* [GIVEN EXERCISE]:
Repeat every line of the listing below exactly, minus the pictures.

* [PROVIDED DATA]:

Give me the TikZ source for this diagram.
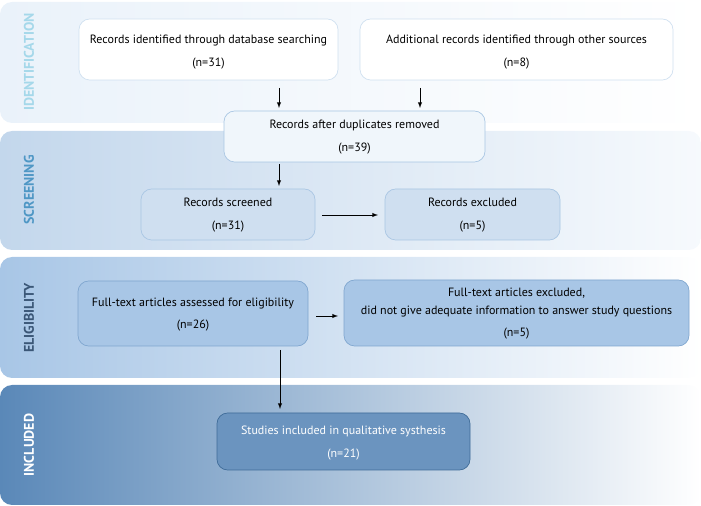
\documentclass[tikz,border=0pt]{standalone}
\usepackage{fontspec}
\setmainfont{PT Sans}
\begin{document}
\begin{tikzpicture}[x=0.75pt,y=-0.75pt,
 band/.style={rounded corners=9pt,draw=none},
 box/.style={draw=#1,rounded corners=8pt,line width=0.5pt},
 lbl/.style={rotate=90,font=\bfseries\fontsize{10.5}{12}\selectfont},
 txt/.style={align=center,font=\fontsize{9}{17}\selectfont},
 arr/.style={-latex,line width=0.5pt}]
\useasboundingbox (0,0) rectangle (701,506);
\definecolor{bA}{HTML}{EAF2FA}\definecolor{bB}{HTML}{C3D7EC}
\definecolor{bC}{HTML}{A8C6E6}\definecolor{bD}{HTML}{5A88B8}
\definecolor{k1}{HTML}{CFE0F0}\definecolor{k2}{HTML}{A9C6E3}
\definecolor{k3}{HTML}{7FA6CF}\definecolor{k4}{HTML}{3E6B98}
\definecolor{t1}{HTML}{A5D8EA}\definecolor{t2}{HTML}{4F97C5}
\definecolor{t3}{HTML}{3B5777}
\path[band,left color=bA,right color=white] (0,2) rectangle (701,123);
\path[band,left color=bB,right color=white!60!bA] (0,131) rectangle (701,250);
\path[band,left color=bC,right color=white] (0,257) rectangle (701,378);
\path[band,left color=bD,right color=white] (0,385) rectangle (701,505);
\node[lbl,text=t1] (l1) at (29,62) {IDENTIFICATION};
\node[lbl,text=t2] (l2) at (29,190) {SCREENING};
\node[lbl,text=t3] (l3) at (29,318) {ELIGIBILITY};
\node[lbl,text=white] (l4) at (29,445) {INCLUDED};
\path[box=k1,fill=white] (79,19) rectangle (338,80);
\node[txt] (a) at (208.5,52) {Records identified through database searching\\(n=31)};
\path[box=k1,fill=white] (360,19) rectangle (673,80);
\node[txt] (b) at (516.5,52) {Additional records identified through other sources\\(n=8)};
\path[box=k2,fill=bA!70!white] (224,111) rectangle (485,162);
\node[txt] (c) at (354.5,137) {Records after duplicates removed\\(n=39)};
\path[box=k2,fill=bB!80!white] (141,189) rectangle (315,240);
\node[txt] (d) at (228,215) {Records screened\\(n=31)};
\path[box=k2,fill=bB!80!white] (385,189) rectangle (560,240);
\node[txt] (e) at (472.5,215) {Records excluded\\(n=5)};
\path[box=k3,fill=bC] (78,281) rectangle (308,346);
\node[txt] (f) at (193,314.5) {Full-text articles assessed for eligibility\\(n=26)};
\path[box=k3,fill=bC] (344,280) rectangle (689,346);
\node[txt,font=\fontsize{9}{13}\selectfont] (g) at (516.5,314) {Full-text articles excluded,\\did not give adequate information to answer study questions\\[4pt](n=5)};
\path[box=k4,fill=bD!90!white] (217,413) rectangle (470,470);
\node[txt,text=white] (h) at (343.5,443) {Studies included in qualitative systhesis\\(n=21)};
\coordinate (a1) at (279,88);\coordinate (a2) at (279,108);
\coordinate (b1) at (420,88);\coordinate (b2) at (420,108);
\coordinate (c1) at (279,164);\coordinate (c2) at (279,186);
\coordinate (d1) at (322,215);\coordinate (d2) at (378,215);
\coordinate (f1) at (316,316);\coordinate (f2) at (338,316);
\coordinate (h1) at (280,350);\coordinate (h2) at (280,409);
\draw[arr] (a1) -- (a2);\draw[arr] (b1) -- (b2);
\draw[arr] (c1) -- (c2);\draw[arr] (d1) -- (d2);
\draw[arr] (f1) -- (f2);\draw[arr] (h1) -- (h2);
\end{tikzpicture}
\end{document}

* [FINISHED ANSWER]:
Give me the TikZ source for this diagram.
\documentclass[tikz,border=0pt]{standalone}
\usepackage{fontspec}
\setmainfont{PT Sans}
\begin{document}
\begin{tikzpicture}[x=0.75pt,y=-0.75pt,
 band/.style={rounded corners=9pt,draw=none},
 box/.style={draw=#1,rounded corners=8pt,line width=0.5pt},
 lbl/.style={rotate=90,font=\bfseries\fontsize{10.5}{12}\selectfont},
 txt/.style={align=center,font=\fontsize{9}{17}\selectfont},
 arr/.style={-latex,line width=0.5pt}]
\useasboundingbox (0,0) rectangle (701,506);
\definecolor{bA}{HTML}{EAF2FA}\definecolor{bB}{HTML}{C3D7EC}
\definecolor{bC}{HTML}{A8C6E6}\definecolor{bD}{HTML}{5A88B8}
\definecolor{k1}{HTML}{CFE0F0}\definecolor{k2}{HTML}{A9C6E3}
\definecolor{k3}{HTML}{7FA6CF}\definecolor{k4}{HTML}{3E6B98}
\definecolor{t1}{HTML}{A5D8EA}\definecolor{t2}{HTML}{4F97C5}
\definecolor{t3}{HTML}{3B5777}
\path[band,left color=bA,right color=white] (0,2) rectangle (701,123);
\path[band,left color=bB,right color=white!60!bA] (0,131) rectangle (701,250);
\path[band,left color=bC,right color=white] (0,257) rectangle (701,378);
\path[band,left color=bD,right color=white] (0,385) rectangle (701,505);
\node[lbl,text=t1] (l1) at (29,62) {IDENTIFICATION};
\node[lbl,text=t2] (l2) at (29,190) {SCREENING};
\node[lbl,text=t3] (l3) at (29,318) {ELIGIBILITY};
\node[lbl,text=white] (l4) at (29,445) {INCLUDED};
\path[box=k1,fill=white] (79,19) rectangle (338,80);
\node[txt] (a) at (208.5,52) {Records identified through database searching\\(n=31)};
\path[box=k1,fill=white] (360,19) rectangle (673,80);
\node[txt] (b) at (516.5,52) {Additional records identified through other sources\\(n=8)};
\path[box=k2,fill=bA!70!white] (224,111) rectangle (485,162);
\node[txt] (c) at (354.5,137) {Records after duplicates removed\\(n=39)};
\path[box=k2,fill=bB!80!white] (141,189) rectangle (315,240);
\node[txt] (d) at (228,215) {Records screened\\(n=31)};
\path[box=k2,fill=bB!80!white] (385,189) rectangle (560,240);
\node[txt] (e) at (472.5,215) {Records excluded\\(n=5)};
\path[box=k3,fill=bC] (78,281) rectangle (308,346);
\node[txt] (f) at (193,314.5) {Full-text articles assessed for eligibility\\(n=26)};
\path[box=k3,fill=bC] (344,280) rectangle (689,346);
\node[txt,font=\fontsize{9}{13}\selectfont] (g) at (516.5,314) {Full-text articles excluded,\\did not give adequate information to answer study questions\\[4pt](n=5)};
\path[box=k4,fill=bD!90!white] (217,413) rectangle (470,470);
\node[txt,text=white] (h) at (343.5,443) {Studies included in qualitative systhesis\\(n=21)};
\coordinate (a1) at (279,88);\coordinate (a2) at (279,108);
\coordinate (b1) at (420,88);\coordinate (b2) at (420,108);
\coordinate (c1) at (279,164);\coordinate (c2) at (279,186);
\coordinate (d1) at (322,215);\coordinate (d2) at (378,215);
\coordinate (f1) at (316,316);\coordinate (f2) at (338,316);
\coordinate (h1) at (280,350);\coordinate (h2) at (280,409);
\draw[arr] (a1) -- (a2);\draw[arr] (b1) -- (b2);
\draw[arr] (c1) -- (c2);\draw[arr] (d1) -- (d2);
\draw[arr] (f1) -- (f2);\draw[arr] (h1) -- (h2);
\end{tikzpicture}
\end{document}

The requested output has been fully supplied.